Directions >> Extract the lines of the material below, beginning with the first and ending with the line that holds "3850, 3800, 3680, 3580, 3510, 3460, 3420, 3380, 3360]". Skip every picture.
◇ ◇ ◇
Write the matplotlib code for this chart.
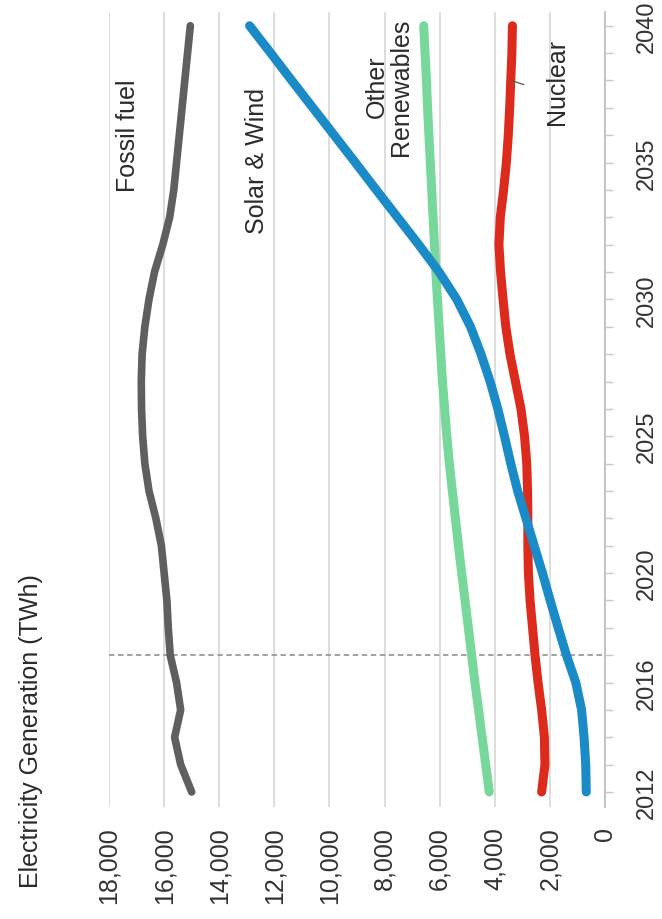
import matplotlib
matplotlib.use("Agg")
import matplotlib.pyplot as plt
from matplotlib.ticker import FuncFormatter, MultipleLocator

plt.rcParams['font.family'] = ['Liberation Sans', 'DejaVu Sans']

years = list(range(2012, 2041))

fossil = [15000, 15400, 15620, 15400, 15550, 15780, 15850, 15900, 16000, 16100,
          16300, 16550, 16700, 16780, 16820, 16830, 16800, 16700, 16550, 16350,
          16050, 15800, 15650, 15550, 15450, 15350, 15250, 15150, 15050]
solar_wind = [680, 700, 760, 850, 1060, 1400, 1700, 1990, 2270, 2570,
              2870, 3170, 3420, 3650, 3890, 4170, 4500, 4880, 5380, 6020,
              6760, 7530, 8300, 9060, 9830, 10600, 11370, 12130, 12900]
other_renew = [4200, 4330, 4460, 4590, 4720, 4840, 4960, 5080, 5200, 5320,
               5430, 5540, 5650, 5740, 5820, 5900, 5960, 6020, 6080, 6140,
               6190, 6240, 6290, 6340, 6390, 6440, 6480, 6530, 6580]
nuclear = [2300, 2180, 2200, 2300, 2430, 2540, 2630, 2720, 2780, 2800,
           2800, 2810, 2840, 2920, 3050, 3250, 3450, 3600, 3700, 3790,
           3850, 3800, 3680, 3580, 3510, 3460, 3420, 3380, 3360]

value_ticks = [0, 2000, 4000, 6000, 8000, 10000, 12000, 14000, 16000, 18000]
year_ticks = [2012, 2016, 2020, 2025, 2030, 2035, 2040]
history_end = 2017

fig = plt.figure(figsize=(6.62, 9.2), dpi=100)
ax = fig.add_axes([0.1647, 0.1217, 0.7492, 0.8641])

# chart is laid on its side: values run right-to-left, years bottom-to-top
ax.plot(fossil, years, color='#5f5f5f', lw=5.5, solid_capstyle='round', zorder=3)
ax.plot(other_renew, years, color='#78d89c', lw=6.5, solid_capstyle='round', zorder=3)
ax.plot(nuclear, years, color='#dc2b1c', lw=6.5, solid_capstyle='round', zorder=4)
ax.plot(solar_wind, years, color='#1b8bc8', lw=6.5, solid_capstyle='round', zorder=5)

ax.axhline(history_end, color='#9a9a9a', lw=1.3, ls=(0, (3, 2)), zorder=2)

ax.set_xlim(18000, 0)
ax.set_ylim(2011.45, 2040.5)

ax.set_xticks(value_ticks)
ax.xaxis.set_major_formatter(FuncFormatter(lambda v, p: f'{int(v):,}'))
ax.tick_params(axis='x', length=0, pad=14, labelsize=18, labelrotation=90,
               labelcolor='#333333')
ax.grid(axis='x', color='#dadada', lw=1.3)
ax.set_axisbelow(True)

ax.yaxis.tick_right()
ax.set_yticks(year_ticks)
ax.yaxis.set_minor_locator(MultipleLocator(1))
ax.tick_params(axis='y', which='both', direction='out', length=6, width=1,
               color='#c8c8c8', pad=16, labelsize=17, labelcolor='#333333')
for lab in ax.get_yticklabels():
    lab.set_rotation(90)
    lab.set_va('center')

for side in ['left', 'top', 'bottom']:
    ax.spines[side].set_visible(False)
ax.spines['right'].set_color('#c0c0c0')
ax.spines['right'].set_linewidth(1.3)

lab_kw = dict(rotation=90, ha='center', va='center', fontsize=18, color='#2b2b2b')
ax.text(17320, 2036.0, 'Fossil fuel', **lab_kw)
ax.text(12630, 2035.1, 'Solar & Wind', **lab_kw)
ax.text(7840, 2037.8, 'Other\nRenewables', multialignment='center',
        linespacing=1.0, **lab_kw)
ax.text(1740, 2038.0, 'Nuclear', **lab_kw)
ax.plot([3400, 2950], [2038.0, 2037.85], color='#555555', lw=0.9, zorder=6)

fig.text(31 / 662, 1 - 888 / 920, 'Electricity Generation (TWh)', rotation=90,
         ha='center', va='bottom', fontsize=18, color='#2b2b2b')

fig.savefig('out.png', dpi=100, facecolor='white')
◇ ◇ ◇
Final result >>
Write the matplotlib code for this chart.
import matplotlib
matplotlib.use("Agg")
import matplotlib.pyplot as plt
from matplotlib.ticker import FuncFormatter, MultipleLocator

plt.rcParams['font.family'] = ['Liberation Sans', 'DejaVu Sans']

years = list(range(2012, 2041))

fossil = [15000, 15400, 15620, 15400, 15550, 15780, 15850, 15900, 16000, 16100,
          16300, 16550, 16700, 16780, 16820, 16830, 16800, 16700, 16550, 16350,
          16050, 15800, 15650, 15550, 15450, 15350, 15250, 15150, 15050]
solar_wind = [680, 700, 760, 850, 1060, 1400, 1700, 1990, 2270, 2570,
              2870, 3170, 3420, 3650, 3890, 4170, 4500, 4880, 5380, 6020,
              6760, 7530, 8300, 9060, 9830, 10600, 11370, 12130, 12900]
other_renew = [4200, 4330, 4460, 4590, 4720, 4840, 4960, 5080, 5200, 5320,
               5430, 5540, 5650, 5740, 5820, 5900, 5960, 6020, 6080, 6140,
               6190, 6240, 6290, 6340, 6390, 6440, 6480, 6530, 6580]
nuclear = [2300, 2180, 2200, 2300, 2430, 2540, 2630, 2720, 2780, 2800,
           2800, 2810, 2840, 2920, 3050, 3250, 3450, 3600, 3700, 3790,
           3850, 3800, 3680, 3580, 3510, 3460, 3420, 3380, 3360]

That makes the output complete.